→ Exercise brief: Retype the listing below line for line, but only from the line with "What matplotlib code" down to the line with "plt.rcParams['font.family'] = ['Liberation", inclusive. Pictures stay out.

→ Data:
● ● ● ● ● ● ●

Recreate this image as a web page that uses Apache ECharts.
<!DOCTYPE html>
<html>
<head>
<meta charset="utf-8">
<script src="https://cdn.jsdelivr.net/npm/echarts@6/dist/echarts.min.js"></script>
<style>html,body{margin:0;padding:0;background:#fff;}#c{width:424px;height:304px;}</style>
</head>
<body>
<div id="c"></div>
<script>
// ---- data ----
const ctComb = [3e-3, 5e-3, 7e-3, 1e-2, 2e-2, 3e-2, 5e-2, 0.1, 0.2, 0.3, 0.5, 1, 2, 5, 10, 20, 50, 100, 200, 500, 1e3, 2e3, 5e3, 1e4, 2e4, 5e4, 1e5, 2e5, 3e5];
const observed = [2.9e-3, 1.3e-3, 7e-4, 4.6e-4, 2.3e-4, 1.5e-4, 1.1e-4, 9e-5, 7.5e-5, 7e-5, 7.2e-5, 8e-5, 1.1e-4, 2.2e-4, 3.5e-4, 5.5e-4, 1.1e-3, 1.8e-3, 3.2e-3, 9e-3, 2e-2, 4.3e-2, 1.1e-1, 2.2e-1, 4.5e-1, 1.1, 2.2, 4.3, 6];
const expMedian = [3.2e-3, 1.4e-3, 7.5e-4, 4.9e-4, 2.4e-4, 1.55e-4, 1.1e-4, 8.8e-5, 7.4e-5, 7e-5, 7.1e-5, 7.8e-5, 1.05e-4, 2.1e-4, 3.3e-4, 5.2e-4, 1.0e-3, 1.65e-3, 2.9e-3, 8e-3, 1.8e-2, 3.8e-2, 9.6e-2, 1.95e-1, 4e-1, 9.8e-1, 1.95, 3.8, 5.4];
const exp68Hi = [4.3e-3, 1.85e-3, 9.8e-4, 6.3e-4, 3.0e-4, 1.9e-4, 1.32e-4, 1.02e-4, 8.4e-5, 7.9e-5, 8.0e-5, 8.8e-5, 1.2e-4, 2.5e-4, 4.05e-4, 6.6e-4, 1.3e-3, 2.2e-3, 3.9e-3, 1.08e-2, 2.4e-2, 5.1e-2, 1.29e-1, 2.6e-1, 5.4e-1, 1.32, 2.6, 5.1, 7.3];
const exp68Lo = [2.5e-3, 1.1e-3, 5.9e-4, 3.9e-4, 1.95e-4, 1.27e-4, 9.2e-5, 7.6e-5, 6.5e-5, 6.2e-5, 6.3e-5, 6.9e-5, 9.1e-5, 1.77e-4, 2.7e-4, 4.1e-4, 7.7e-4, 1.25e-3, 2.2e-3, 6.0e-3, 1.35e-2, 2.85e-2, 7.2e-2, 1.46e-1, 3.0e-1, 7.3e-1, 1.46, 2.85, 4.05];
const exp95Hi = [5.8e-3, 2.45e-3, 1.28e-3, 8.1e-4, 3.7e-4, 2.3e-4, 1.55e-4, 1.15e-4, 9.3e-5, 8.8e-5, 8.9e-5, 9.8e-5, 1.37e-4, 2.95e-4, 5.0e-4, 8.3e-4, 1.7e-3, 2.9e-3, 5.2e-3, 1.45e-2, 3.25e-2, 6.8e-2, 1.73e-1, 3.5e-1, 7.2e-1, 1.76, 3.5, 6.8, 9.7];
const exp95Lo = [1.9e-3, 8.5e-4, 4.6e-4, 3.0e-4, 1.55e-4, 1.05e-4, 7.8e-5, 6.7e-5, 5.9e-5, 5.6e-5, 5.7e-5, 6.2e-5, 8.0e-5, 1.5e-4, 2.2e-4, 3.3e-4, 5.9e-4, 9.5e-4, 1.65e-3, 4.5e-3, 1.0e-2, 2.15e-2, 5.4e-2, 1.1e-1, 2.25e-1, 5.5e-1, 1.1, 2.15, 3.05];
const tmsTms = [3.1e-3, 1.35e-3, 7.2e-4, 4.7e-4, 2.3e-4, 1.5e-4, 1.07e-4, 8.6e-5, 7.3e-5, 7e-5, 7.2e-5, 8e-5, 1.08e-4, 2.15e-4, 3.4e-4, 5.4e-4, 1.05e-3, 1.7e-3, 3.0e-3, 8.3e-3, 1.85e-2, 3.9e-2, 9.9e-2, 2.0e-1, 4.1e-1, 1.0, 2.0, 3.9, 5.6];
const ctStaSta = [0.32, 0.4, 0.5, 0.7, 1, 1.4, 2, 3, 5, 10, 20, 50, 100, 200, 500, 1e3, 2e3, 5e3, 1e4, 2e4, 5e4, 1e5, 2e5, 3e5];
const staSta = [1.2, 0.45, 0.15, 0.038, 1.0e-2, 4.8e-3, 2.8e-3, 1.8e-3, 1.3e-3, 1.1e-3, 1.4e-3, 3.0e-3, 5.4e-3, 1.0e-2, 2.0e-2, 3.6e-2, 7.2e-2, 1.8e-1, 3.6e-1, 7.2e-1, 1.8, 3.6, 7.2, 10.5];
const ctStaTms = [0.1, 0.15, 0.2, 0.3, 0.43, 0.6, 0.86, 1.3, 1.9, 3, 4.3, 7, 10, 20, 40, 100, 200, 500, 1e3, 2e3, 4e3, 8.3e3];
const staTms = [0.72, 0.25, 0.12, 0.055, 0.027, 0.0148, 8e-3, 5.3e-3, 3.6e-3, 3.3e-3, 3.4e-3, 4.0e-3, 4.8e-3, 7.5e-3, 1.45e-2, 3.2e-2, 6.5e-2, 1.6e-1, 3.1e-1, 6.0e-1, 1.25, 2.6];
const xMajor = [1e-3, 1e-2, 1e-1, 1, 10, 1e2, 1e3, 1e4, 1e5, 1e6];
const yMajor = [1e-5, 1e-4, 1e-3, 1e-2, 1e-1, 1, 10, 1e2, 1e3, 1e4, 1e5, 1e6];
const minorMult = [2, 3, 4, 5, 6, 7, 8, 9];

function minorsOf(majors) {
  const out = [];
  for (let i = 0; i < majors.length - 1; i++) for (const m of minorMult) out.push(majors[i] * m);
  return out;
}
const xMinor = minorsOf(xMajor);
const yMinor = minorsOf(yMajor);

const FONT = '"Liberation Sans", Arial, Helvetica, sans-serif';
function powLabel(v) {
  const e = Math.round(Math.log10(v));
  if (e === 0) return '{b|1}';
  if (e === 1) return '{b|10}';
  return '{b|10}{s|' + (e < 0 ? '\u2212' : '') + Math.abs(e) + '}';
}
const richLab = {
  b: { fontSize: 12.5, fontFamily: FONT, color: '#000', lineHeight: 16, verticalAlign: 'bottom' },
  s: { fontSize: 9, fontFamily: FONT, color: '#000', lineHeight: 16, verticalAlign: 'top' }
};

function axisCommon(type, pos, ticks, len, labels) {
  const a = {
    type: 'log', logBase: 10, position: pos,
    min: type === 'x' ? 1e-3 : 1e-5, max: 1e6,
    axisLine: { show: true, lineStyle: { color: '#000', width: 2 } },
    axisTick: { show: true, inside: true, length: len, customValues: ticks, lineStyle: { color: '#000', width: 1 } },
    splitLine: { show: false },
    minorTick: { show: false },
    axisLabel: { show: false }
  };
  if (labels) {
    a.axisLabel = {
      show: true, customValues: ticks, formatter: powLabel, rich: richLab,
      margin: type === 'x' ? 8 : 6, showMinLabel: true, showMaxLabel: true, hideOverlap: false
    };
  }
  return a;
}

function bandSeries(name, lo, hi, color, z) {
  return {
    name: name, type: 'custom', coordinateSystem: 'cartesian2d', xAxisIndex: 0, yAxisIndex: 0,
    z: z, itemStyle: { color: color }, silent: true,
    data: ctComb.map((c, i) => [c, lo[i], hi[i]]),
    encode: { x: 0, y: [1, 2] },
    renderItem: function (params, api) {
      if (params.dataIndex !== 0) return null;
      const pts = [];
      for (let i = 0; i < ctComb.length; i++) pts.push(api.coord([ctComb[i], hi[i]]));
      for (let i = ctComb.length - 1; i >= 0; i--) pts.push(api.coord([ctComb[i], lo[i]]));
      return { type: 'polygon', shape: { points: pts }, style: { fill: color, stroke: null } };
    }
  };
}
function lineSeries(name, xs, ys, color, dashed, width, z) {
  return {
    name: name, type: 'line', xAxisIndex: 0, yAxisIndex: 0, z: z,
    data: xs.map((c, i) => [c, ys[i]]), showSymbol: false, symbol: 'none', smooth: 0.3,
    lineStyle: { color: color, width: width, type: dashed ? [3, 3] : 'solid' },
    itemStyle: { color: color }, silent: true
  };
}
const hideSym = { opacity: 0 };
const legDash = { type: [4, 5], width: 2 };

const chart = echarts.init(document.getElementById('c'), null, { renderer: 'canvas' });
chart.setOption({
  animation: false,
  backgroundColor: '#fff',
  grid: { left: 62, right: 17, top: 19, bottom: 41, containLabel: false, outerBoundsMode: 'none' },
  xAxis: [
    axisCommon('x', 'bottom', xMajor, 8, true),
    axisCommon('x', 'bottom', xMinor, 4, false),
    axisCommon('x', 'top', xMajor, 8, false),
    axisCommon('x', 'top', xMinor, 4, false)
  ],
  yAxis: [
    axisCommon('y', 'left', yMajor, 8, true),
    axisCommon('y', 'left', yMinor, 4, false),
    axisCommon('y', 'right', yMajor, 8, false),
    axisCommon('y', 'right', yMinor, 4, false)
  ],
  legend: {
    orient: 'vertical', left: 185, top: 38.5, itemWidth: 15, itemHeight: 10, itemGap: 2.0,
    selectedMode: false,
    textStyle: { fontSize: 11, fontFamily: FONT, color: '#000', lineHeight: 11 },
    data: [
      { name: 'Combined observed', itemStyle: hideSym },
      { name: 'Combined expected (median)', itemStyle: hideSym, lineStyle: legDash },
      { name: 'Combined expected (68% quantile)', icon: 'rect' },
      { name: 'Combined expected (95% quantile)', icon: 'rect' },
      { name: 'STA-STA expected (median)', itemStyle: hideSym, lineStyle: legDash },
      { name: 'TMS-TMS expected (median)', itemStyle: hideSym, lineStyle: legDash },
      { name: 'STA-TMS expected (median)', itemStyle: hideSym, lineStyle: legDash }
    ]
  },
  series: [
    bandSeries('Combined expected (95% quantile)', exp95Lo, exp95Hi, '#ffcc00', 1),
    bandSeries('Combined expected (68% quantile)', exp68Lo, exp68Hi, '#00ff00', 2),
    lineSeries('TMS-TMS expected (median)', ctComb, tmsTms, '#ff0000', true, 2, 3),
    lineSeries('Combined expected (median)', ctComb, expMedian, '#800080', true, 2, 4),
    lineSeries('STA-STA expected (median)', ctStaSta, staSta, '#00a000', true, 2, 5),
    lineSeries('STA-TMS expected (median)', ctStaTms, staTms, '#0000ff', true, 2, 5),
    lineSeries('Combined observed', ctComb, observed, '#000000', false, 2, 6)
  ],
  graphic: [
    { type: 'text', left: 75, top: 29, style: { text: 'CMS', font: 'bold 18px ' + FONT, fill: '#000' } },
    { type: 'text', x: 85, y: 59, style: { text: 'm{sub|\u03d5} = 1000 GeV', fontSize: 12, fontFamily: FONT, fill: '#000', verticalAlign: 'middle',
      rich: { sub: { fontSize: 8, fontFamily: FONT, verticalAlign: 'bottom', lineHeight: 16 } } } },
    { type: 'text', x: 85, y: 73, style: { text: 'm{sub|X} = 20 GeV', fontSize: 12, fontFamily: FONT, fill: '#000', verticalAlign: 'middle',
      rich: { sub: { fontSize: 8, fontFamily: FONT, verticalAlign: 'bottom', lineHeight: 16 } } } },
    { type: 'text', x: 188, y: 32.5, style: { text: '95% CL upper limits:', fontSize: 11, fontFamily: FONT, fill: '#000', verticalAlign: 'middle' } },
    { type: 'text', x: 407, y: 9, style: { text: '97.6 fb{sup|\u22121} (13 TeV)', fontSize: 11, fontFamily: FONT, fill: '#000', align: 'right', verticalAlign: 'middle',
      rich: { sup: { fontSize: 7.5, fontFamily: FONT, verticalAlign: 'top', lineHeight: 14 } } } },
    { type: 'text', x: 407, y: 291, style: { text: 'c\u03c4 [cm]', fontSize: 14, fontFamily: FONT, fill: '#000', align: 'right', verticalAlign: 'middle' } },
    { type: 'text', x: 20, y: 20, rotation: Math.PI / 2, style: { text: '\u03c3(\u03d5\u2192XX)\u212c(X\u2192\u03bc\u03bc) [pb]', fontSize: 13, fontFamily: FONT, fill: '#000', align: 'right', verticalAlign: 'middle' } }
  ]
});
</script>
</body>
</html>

● ● ● ● ● ● ●

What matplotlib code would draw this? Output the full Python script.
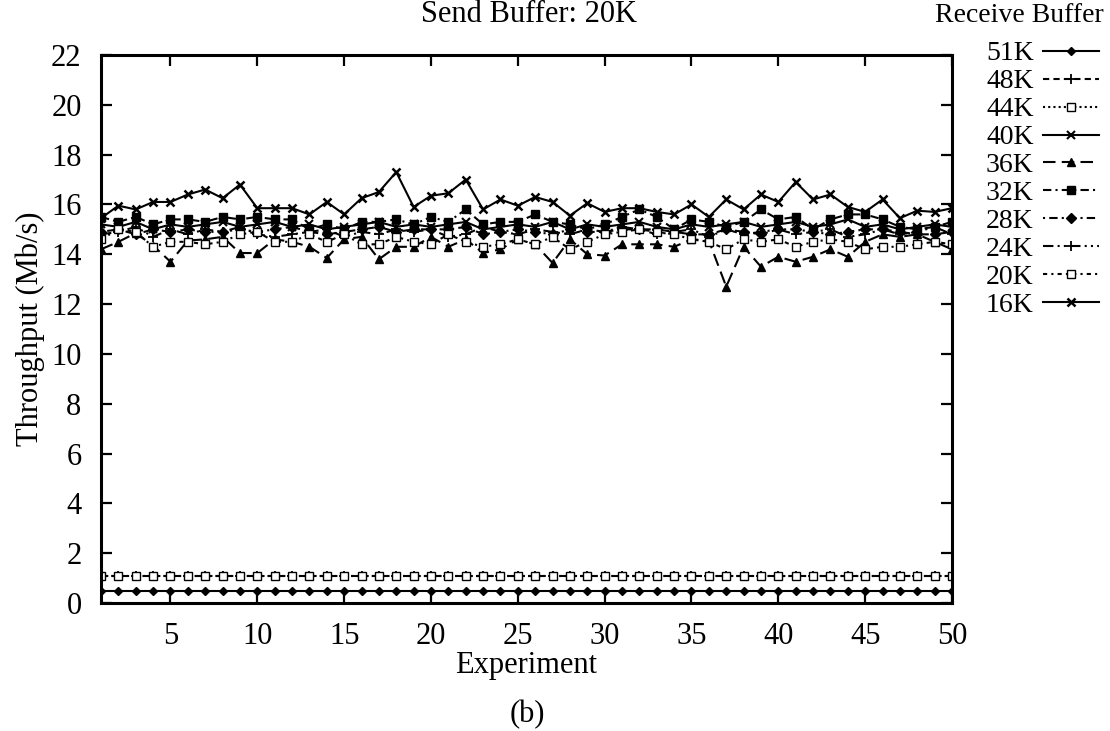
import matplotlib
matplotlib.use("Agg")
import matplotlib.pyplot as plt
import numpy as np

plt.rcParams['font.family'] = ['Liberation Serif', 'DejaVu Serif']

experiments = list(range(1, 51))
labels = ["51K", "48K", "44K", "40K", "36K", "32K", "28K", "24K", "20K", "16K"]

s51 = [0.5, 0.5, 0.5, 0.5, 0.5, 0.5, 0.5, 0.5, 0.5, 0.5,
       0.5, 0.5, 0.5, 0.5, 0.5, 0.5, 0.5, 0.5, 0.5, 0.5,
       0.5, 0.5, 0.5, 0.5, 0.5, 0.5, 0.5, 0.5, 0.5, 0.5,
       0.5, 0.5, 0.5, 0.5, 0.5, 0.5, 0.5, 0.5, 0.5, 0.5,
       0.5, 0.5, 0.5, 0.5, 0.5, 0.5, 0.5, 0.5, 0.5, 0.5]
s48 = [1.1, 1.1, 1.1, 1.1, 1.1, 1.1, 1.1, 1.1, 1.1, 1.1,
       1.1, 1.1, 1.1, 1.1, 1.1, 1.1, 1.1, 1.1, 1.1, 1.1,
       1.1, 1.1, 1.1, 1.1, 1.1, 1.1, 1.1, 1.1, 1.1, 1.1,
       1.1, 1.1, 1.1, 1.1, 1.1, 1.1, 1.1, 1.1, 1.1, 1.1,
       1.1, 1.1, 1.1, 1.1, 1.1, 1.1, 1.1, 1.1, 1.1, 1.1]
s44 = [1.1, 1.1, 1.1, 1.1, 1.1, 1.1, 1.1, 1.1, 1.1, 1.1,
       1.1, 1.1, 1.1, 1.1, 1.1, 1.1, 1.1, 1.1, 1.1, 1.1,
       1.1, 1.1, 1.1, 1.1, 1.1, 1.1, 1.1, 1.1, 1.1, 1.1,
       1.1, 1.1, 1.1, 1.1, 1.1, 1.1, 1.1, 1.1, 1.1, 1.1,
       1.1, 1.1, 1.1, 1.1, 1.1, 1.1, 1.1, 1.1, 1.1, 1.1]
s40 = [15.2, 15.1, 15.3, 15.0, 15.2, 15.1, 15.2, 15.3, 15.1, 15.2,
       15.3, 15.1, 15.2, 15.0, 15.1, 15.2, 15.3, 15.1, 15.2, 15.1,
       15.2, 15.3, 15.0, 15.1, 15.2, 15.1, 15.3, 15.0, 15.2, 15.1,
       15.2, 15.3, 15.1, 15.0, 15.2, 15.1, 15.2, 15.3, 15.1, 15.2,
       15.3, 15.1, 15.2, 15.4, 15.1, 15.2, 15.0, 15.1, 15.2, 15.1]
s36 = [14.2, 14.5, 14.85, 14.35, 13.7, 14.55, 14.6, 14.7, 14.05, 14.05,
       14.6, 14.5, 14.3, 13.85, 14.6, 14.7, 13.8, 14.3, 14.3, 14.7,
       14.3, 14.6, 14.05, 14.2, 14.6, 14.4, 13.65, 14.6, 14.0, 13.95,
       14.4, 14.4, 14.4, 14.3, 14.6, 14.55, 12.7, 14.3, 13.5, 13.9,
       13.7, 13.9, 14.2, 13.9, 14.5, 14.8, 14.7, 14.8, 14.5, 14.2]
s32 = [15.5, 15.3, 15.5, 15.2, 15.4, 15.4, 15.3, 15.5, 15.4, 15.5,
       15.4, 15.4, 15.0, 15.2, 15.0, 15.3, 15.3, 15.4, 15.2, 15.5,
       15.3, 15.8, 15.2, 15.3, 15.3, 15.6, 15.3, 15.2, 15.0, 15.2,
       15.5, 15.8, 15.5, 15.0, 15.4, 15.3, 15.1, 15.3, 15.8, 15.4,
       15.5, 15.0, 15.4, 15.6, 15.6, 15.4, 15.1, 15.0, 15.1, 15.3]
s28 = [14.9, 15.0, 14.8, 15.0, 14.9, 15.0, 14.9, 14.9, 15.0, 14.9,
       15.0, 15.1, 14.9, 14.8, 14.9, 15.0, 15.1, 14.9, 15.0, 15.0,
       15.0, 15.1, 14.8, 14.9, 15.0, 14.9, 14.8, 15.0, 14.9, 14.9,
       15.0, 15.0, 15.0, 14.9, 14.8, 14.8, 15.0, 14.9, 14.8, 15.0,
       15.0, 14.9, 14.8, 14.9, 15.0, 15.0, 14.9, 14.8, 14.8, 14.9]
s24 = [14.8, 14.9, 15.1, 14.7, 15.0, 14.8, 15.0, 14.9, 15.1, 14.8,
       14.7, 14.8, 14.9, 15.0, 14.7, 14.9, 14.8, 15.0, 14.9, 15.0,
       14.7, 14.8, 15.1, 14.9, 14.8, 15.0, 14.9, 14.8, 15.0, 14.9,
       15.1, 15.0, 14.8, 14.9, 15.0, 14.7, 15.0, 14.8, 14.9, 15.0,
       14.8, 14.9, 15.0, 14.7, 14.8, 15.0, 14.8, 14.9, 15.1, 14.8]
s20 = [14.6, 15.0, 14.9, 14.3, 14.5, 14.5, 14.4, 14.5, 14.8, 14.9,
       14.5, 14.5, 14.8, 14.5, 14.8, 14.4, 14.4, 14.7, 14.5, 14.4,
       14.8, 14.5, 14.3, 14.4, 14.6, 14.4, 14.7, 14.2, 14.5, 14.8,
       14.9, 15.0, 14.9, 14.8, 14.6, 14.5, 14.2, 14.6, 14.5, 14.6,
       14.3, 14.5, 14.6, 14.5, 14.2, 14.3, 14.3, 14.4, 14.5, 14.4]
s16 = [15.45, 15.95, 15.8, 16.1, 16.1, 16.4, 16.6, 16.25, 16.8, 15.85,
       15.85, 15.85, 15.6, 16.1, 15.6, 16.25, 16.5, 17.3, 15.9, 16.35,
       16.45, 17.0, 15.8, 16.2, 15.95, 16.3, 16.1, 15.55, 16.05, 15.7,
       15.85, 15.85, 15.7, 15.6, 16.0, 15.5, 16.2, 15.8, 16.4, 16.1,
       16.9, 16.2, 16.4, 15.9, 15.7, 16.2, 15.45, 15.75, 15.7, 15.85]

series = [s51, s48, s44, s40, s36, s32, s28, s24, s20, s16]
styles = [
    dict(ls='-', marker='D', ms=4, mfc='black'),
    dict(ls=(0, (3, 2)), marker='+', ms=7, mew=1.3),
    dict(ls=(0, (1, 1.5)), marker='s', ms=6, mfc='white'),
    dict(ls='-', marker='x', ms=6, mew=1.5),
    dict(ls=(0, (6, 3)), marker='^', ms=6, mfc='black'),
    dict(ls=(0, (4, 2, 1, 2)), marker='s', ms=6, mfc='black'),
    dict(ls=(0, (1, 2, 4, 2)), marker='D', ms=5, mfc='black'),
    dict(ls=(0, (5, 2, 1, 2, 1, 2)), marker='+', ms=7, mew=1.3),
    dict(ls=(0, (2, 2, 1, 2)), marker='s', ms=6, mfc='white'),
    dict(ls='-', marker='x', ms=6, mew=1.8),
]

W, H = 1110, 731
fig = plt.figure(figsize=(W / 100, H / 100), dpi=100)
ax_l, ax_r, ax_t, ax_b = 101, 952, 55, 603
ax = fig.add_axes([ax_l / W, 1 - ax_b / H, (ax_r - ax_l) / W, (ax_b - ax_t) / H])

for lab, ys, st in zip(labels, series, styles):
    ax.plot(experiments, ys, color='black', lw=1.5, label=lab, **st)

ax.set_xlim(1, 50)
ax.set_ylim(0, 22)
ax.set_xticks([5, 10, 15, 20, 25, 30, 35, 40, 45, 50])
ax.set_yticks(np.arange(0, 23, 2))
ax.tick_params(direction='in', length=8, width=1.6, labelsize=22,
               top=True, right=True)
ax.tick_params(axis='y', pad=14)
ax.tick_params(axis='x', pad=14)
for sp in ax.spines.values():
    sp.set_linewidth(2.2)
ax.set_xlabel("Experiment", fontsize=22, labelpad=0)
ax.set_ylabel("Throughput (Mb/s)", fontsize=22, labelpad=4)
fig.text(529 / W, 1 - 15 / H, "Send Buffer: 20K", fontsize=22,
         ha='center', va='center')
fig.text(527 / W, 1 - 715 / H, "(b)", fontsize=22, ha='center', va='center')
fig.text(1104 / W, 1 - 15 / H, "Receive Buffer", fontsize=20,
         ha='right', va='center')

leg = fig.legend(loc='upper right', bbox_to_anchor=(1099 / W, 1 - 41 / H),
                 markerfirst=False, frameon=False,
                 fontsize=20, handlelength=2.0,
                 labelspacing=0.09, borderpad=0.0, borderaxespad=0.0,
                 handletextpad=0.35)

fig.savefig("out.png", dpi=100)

● ● ● ● ● ● ●

→ Task answer:
What matplotlib code would draw this? Output the full Python script.
import matplotlib
matplotlib.use("Agg")
import matplotlib.pyplot as plt
import numpy as np

plt.rcParams['font.family'] = ['Liberation Serif', 'DejaVu Serif']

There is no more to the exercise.